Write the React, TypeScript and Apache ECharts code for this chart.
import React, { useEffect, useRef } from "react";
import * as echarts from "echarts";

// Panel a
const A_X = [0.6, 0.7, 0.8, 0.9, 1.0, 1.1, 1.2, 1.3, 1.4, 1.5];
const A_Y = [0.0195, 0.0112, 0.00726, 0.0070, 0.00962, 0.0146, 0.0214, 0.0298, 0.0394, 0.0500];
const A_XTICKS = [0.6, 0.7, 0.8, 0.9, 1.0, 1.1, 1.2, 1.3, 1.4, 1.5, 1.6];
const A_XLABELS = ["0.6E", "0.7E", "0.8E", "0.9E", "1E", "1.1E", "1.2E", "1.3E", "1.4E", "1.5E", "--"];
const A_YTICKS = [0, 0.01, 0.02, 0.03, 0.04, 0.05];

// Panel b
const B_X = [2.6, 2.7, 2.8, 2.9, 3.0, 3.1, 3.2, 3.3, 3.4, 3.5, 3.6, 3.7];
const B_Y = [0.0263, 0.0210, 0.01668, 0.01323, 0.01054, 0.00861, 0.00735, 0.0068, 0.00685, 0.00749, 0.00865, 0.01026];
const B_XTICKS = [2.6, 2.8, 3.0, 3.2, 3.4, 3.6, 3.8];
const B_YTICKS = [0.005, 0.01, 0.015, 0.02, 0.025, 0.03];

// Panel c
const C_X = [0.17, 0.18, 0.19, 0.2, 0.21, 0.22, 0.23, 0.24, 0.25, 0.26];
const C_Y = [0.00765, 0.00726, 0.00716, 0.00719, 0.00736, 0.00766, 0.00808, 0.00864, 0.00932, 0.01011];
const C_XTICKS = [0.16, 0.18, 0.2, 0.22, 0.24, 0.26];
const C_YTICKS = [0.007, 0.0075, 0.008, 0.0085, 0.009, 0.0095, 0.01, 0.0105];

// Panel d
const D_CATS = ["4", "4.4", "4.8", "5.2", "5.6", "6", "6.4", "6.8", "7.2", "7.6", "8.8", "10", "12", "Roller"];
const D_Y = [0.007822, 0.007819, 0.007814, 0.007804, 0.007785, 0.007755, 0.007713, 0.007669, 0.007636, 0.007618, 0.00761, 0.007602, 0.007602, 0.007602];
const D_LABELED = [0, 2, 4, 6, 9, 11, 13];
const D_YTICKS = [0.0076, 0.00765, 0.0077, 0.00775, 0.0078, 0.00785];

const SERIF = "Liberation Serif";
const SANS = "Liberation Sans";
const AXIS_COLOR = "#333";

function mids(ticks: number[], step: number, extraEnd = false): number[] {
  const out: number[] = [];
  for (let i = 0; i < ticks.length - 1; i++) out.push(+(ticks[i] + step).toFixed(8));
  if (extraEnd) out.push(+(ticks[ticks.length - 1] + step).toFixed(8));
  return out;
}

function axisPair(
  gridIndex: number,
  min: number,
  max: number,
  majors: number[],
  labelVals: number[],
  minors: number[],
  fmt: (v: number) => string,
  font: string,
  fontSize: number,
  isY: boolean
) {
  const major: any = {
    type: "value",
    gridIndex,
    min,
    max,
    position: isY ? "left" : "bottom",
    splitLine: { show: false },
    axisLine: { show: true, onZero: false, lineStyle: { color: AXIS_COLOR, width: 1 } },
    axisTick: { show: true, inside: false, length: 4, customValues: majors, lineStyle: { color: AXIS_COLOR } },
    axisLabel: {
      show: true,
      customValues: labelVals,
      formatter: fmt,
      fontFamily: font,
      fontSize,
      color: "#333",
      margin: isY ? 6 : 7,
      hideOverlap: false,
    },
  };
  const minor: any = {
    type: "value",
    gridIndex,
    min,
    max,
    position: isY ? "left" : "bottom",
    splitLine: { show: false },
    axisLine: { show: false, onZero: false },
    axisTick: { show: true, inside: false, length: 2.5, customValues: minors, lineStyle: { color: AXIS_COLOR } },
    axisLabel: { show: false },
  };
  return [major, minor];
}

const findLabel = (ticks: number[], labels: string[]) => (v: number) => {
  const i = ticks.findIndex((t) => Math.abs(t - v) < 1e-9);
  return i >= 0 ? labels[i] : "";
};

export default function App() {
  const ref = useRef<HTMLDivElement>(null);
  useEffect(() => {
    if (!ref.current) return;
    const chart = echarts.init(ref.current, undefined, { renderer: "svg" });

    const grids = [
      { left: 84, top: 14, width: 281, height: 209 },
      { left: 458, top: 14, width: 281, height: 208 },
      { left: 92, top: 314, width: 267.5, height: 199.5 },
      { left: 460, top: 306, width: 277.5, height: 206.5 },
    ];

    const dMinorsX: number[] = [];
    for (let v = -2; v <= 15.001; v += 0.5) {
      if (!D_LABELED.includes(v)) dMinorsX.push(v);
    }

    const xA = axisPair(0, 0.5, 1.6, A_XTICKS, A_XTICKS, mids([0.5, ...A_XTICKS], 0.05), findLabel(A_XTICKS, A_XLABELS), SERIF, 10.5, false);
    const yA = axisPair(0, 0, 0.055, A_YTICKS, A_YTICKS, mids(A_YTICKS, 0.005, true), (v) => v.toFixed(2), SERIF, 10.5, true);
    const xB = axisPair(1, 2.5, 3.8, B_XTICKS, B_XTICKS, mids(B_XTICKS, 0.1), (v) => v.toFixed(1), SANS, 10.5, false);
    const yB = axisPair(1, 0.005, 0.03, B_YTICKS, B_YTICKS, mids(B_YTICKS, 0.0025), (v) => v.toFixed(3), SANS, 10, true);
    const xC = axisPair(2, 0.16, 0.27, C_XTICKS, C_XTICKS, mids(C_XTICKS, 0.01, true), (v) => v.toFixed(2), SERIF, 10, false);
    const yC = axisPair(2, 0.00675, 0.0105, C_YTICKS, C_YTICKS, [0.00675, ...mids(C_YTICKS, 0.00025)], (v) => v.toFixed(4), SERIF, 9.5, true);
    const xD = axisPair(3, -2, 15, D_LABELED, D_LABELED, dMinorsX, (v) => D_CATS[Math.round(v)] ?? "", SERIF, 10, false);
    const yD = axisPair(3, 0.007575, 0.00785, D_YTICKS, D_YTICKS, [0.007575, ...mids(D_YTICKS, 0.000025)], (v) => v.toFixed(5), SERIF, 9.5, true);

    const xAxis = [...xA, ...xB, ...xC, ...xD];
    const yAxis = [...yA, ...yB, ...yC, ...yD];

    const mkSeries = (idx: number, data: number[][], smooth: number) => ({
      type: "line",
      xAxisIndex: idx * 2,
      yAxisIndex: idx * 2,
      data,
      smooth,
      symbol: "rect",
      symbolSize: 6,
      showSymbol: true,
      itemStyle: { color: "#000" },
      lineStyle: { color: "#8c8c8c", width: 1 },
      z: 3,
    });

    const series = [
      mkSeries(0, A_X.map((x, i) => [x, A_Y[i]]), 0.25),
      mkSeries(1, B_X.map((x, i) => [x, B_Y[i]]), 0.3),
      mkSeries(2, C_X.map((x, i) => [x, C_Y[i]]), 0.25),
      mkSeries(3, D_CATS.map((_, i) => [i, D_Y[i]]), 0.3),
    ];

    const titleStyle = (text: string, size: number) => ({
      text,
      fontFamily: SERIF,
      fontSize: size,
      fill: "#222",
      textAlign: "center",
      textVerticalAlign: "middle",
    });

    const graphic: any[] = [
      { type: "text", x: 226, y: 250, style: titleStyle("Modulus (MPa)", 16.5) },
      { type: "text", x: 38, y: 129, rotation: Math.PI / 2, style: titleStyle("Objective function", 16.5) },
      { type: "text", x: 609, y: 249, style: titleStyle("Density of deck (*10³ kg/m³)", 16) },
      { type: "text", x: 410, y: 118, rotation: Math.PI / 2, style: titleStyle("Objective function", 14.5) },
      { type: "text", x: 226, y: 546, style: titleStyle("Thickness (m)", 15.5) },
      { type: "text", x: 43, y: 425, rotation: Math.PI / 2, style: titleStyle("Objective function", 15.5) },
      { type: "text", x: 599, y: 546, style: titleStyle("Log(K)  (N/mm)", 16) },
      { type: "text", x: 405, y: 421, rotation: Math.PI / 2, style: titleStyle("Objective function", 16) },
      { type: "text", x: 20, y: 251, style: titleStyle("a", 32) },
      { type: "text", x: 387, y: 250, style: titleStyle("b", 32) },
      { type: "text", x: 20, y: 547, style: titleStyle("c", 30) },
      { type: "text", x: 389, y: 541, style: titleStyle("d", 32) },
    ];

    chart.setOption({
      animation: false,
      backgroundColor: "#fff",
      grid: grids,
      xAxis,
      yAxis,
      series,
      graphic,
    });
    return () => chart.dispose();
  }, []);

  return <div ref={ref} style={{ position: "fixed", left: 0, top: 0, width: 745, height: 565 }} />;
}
---
- Task prompt
Print, please, the lines from the first line of the material through the line that contains "import * as", exactly as written and with nothing added.

- Expected answer
Write the React, TypeScript and Apache ECharts code for this chart.
import React, { useEffect, useRef } from "react";
import * as echarts from "echarts";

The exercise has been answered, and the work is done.